WRITTEN PROBLEM: Retype nothing but the lines from the start of the material up to and including the line with "Arial, Helvetica, sans-serif';". Pictures don't belong in the copy.

COLLECTED MATERIAL:
-------

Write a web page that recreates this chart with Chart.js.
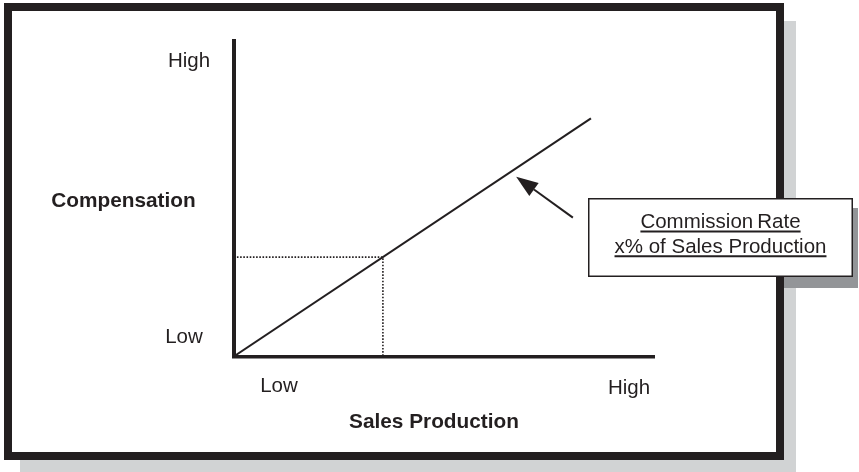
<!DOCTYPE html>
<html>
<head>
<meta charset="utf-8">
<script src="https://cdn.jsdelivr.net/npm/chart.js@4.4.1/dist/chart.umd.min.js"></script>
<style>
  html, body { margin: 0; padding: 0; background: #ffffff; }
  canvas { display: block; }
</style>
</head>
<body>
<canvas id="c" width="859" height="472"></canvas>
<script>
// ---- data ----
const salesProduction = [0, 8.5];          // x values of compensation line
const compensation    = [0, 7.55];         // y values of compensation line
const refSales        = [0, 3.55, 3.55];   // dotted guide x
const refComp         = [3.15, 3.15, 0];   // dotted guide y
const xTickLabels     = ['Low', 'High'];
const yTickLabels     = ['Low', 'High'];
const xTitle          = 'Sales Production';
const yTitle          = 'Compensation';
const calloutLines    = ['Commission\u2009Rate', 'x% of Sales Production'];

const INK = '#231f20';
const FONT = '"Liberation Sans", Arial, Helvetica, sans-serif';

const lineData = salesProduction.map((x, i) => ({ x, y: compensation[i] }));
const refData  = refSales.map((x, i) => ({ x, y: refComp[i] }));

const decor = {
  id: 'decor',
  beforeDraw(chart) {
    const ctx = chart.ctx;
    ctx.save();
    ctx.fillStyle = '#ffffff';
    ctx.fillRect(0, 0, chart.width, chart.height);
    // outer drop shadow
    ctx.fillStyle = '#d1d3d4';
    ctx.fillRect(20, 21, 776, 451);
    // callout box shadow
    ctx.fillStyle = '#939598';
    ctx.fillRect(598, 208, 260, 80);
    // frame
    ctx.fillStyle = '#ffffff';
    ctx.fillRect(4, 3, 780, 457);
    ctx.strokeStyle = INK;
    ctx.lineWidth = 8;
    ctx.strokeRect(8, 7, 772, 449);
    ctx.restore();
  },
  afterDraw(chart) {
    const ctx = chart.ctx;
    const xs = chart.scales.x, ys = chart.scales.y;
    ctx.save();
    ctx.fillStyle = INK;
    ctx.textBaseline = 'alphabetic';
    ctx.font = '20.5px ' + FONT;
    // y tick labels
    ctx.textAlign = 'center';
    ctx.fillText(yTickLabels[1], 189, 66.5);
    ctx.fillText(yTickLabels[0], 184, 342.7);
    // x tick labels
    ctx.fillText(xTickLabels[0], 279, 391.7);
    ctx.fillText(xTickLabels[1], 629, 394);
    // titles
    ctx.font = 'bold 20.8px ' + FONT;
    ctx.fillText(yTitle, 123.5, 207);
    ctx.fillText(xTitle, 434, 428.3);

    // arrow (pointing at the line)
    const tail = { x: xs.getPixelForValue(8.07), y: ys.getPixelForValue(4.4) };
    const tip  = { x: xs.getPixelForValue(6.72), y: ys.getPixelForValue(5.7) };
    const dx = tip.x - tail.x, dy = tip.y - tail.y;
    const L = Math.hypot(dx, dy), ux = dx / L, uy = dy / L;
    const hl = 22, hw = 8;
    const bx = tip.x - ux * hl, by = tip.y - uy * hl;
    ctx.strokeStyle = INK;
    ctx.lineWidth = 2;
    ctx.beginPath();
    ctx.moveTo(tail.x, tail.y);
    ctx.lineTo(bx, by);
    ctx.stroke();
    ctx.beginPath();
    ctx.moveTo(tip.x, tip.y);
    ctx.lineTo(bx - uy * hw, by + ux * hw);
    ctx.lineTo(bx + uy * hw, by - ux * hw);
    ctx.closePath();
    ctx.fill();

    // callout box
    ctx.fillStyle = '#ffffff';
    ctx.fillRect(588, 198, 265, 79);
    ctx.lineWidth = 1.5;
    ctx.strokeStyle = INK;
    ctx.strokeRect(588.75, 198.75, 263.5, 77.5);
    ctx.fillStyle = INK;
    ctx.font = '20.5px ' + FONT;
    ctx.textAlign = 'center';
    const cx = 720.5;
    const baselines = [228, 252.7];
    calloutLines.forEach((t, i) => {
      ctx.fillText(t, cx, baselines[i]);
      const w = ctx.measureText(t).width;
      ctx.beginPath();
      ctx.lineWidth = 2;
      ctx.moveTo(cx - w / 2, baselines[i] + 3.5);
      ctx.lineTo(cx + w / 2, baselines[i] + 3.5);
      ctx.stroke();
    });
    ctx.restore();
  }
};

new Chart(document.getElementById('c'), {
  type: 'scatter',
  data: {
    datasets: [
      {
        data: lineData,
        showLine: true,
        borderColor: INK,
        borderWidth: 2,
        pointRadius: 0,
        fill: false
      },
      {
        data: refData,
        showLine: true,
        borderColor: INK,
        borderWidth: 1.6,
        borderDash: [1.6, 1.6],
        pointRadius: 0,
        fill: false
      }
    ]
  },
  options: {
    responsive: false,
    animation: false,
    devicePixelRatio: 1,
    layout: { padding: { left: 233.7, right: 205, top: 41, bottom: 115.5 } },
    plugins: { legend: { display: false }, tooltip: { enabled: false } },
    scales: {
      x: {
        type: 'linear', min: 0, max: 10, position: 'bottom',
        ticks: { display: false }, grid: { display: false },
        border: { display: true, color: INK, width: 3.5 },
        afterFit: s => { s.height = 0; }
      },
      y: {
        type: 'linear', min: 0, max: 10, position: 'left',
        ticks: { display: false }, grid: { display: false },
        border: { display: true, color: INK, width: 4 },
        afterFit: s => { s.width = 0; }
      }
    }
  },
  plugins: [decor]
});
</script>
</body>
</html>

-------

RIGHT ANSWER:
Write a web page that recreates this chart with Chart.js.
<!DOCTYPE html>
<html>
<head>
<meta charset="utf-8">
<script src="https://cdn.jsdelivr.net/npm/chart.js@4.4.1/dist/chart.umd.min.js"></script>
<style>
  html, body { margin: 0; padding: 0; background: #ffffff; }
  canvas { display: block; }
</style>
</head>
<body>
<canvas id="c" width="859" height="472"></canvas>
<script>
// ---- data ----
const salesProduction = [0, 8.5];          // x values of compensation line
const compensation    = [0, 7.55];         // y values of compensation line
const refSales        = [0, 3.55, 3.55];   // dotted guide x
const refComp         = [3.15, 3.15, 0];   // dotted guide y
const xTickLabels     = ['Low', 'High'];
const yTickLabels     = ['Low', 'High'];
const xTitle          = 'Sales Production';
const yTitle          = 'Compensation';
const calloutLines    = ['Commission\u2009Rate', 'x% of Sales Production'];

const INK = '#231f20';
const FONT = '"Liberation Sans", Arial, Helvetica, sans-serif';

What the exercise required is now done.